Burden of proof that other acts are admissible
Florida requires a judicial finding that the other acts are supported by clear and convincing evidence to be admissible.
For a party to meet the clear and convincing standard, the evidence must “be of such weight that it produces in the mind of the trier of fact a firm belief or conviction, without hesitancy, as to the truth of the allegations sought to be established.
(Federal requires preponderance of the evidence)
Reverse Williams Rule
Civil as well as criminal defendants may offer evidence of other acts of a third party to at least suggest that the third party, rather than the defendant, committed the crime or tort. Often, this is accomplished by showing that the modus operandi of the third party in committing the other act is strikingly similar to the crime with which the defendant has been charged.
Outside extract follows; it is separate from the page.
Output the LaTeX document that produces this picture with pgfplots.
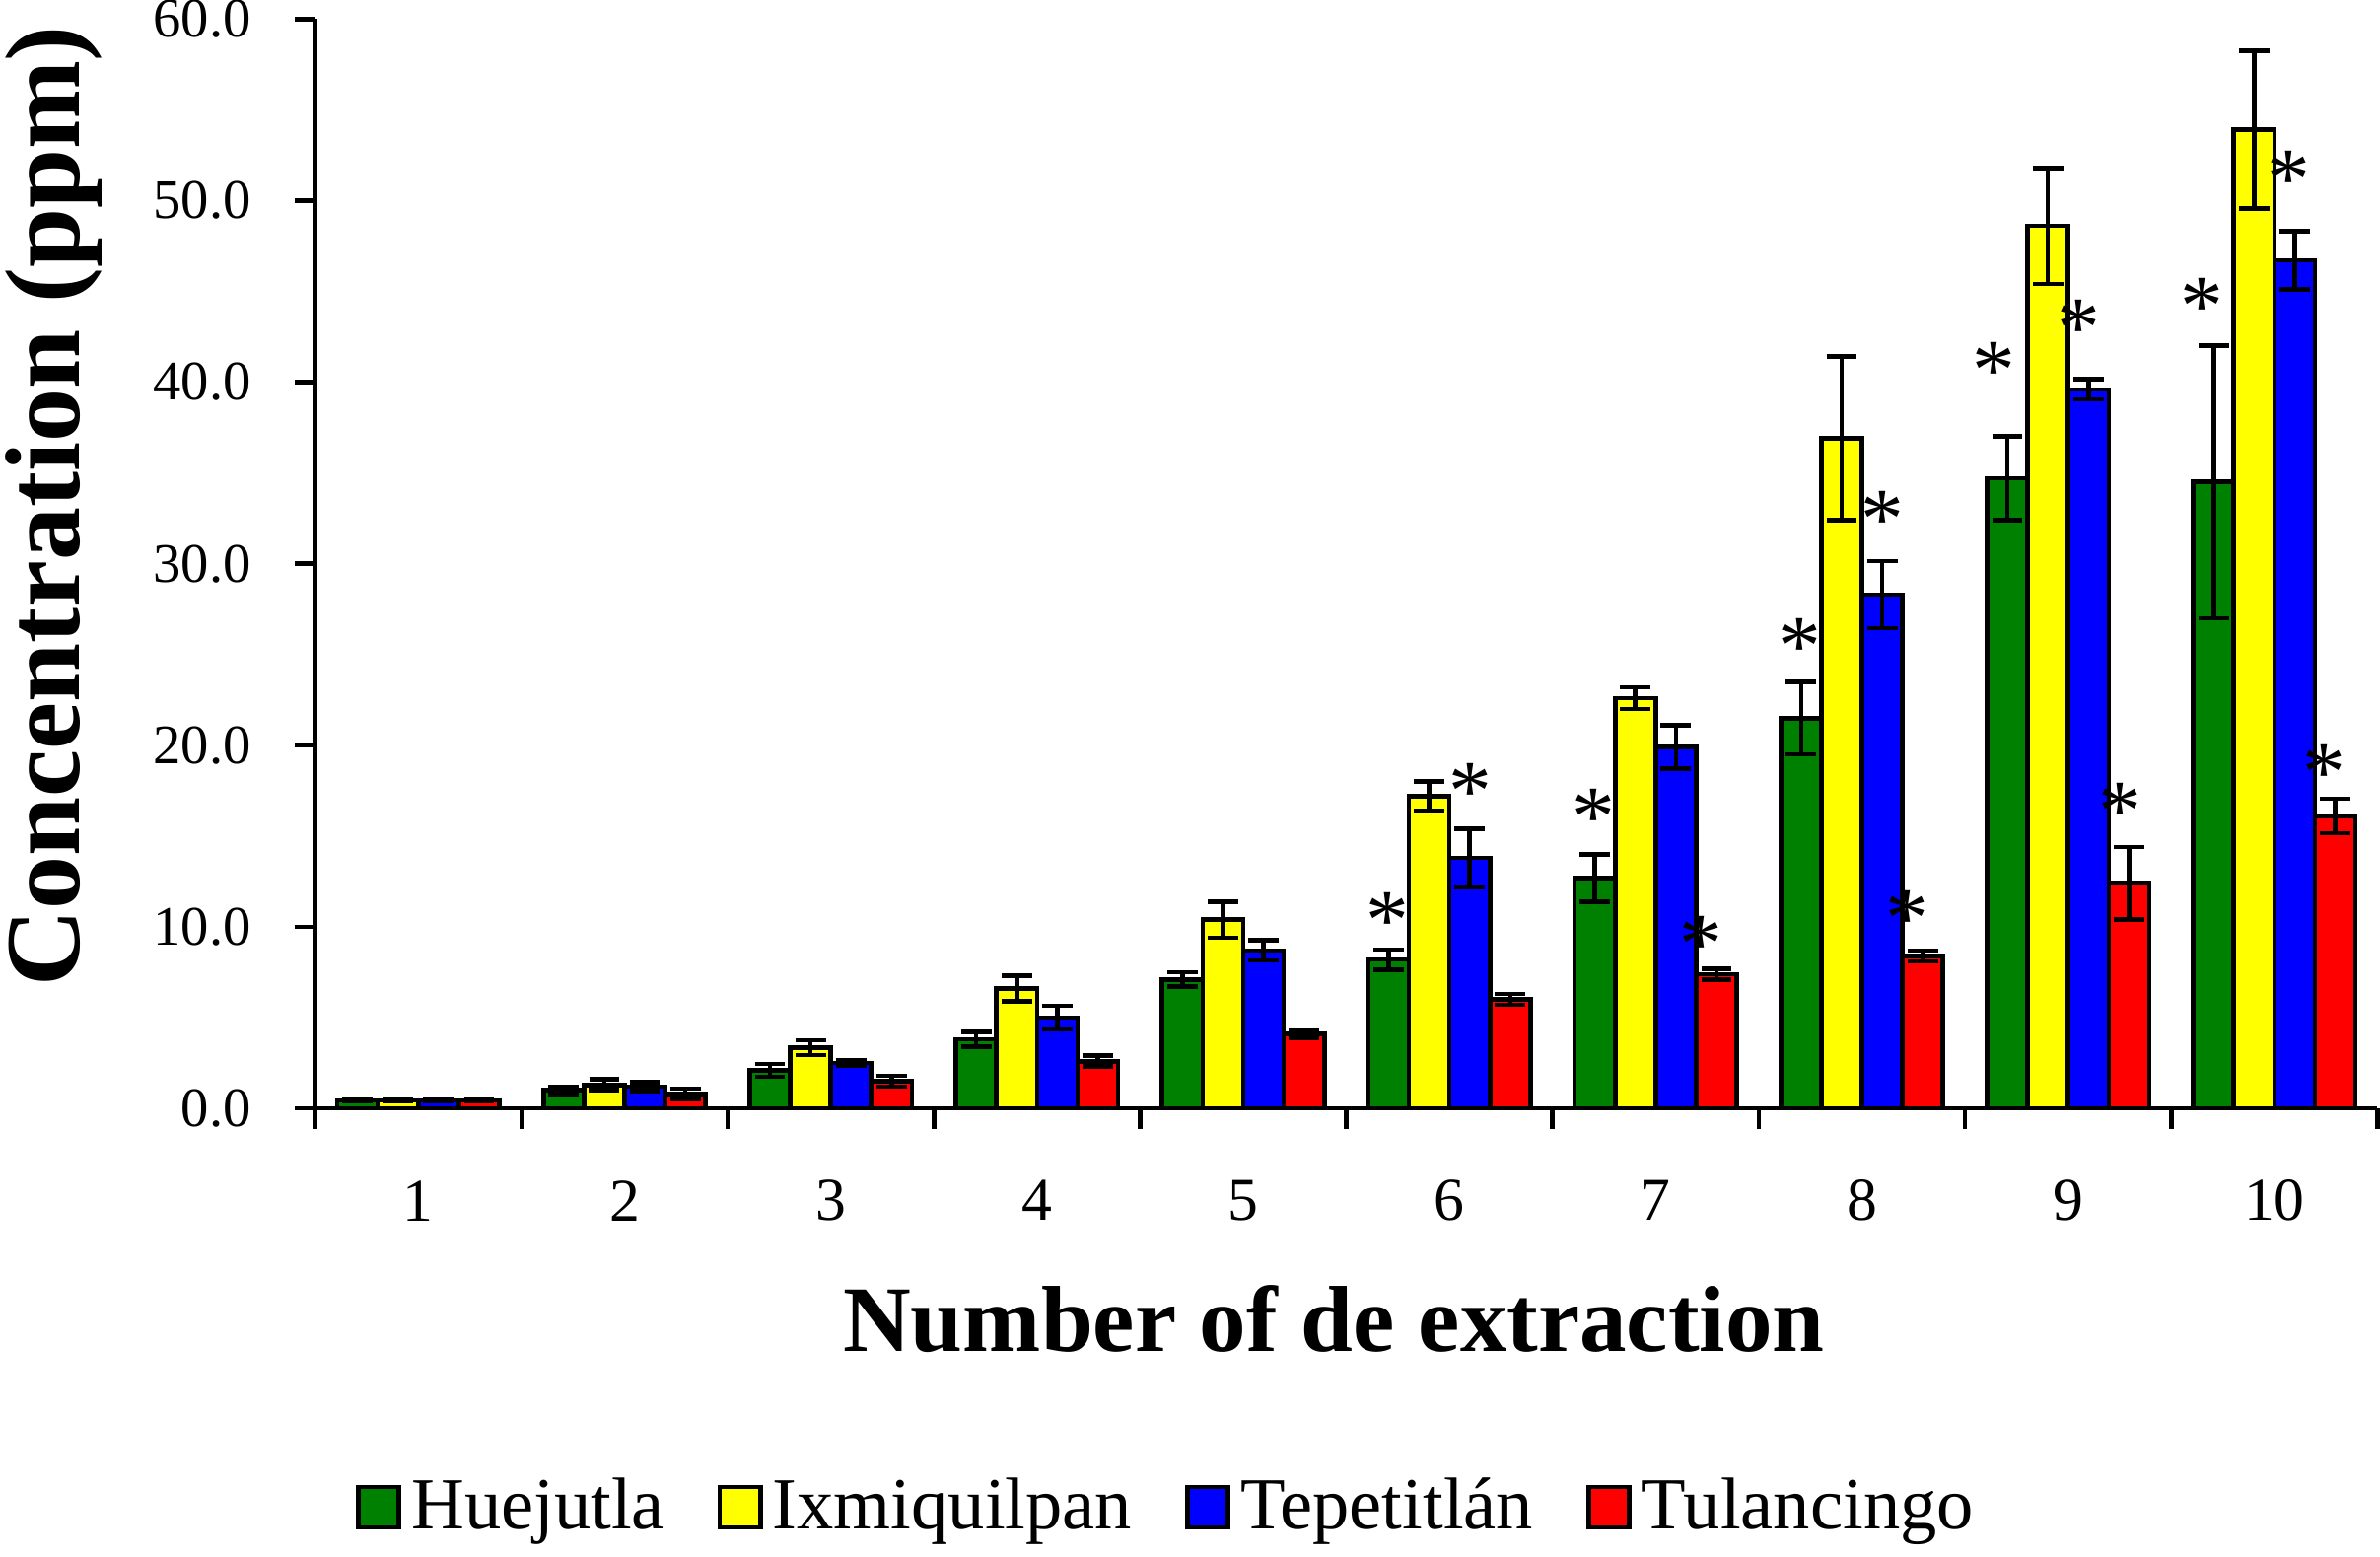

Under the Federal Rules, this approach is known as a “reverse 404(b) defense”; Florida refers to it as the “reverse Williams rule.”
Habit evidence
The Florida rule does not mention a person’s habit, but only “the routine practice of an organization,” which, like the federal rule, may be admitted without corroboration and without an eyewitness’s presence.
Florida courts, however, have admitted evidence of a person’s habit under the common-law exception. Evidence of a person’s habit is admissible to corroborate other evidence that shows the habit occurred at a relevant time, but, unlike the federal rule, it is not admissible as direct evidence without corroboration.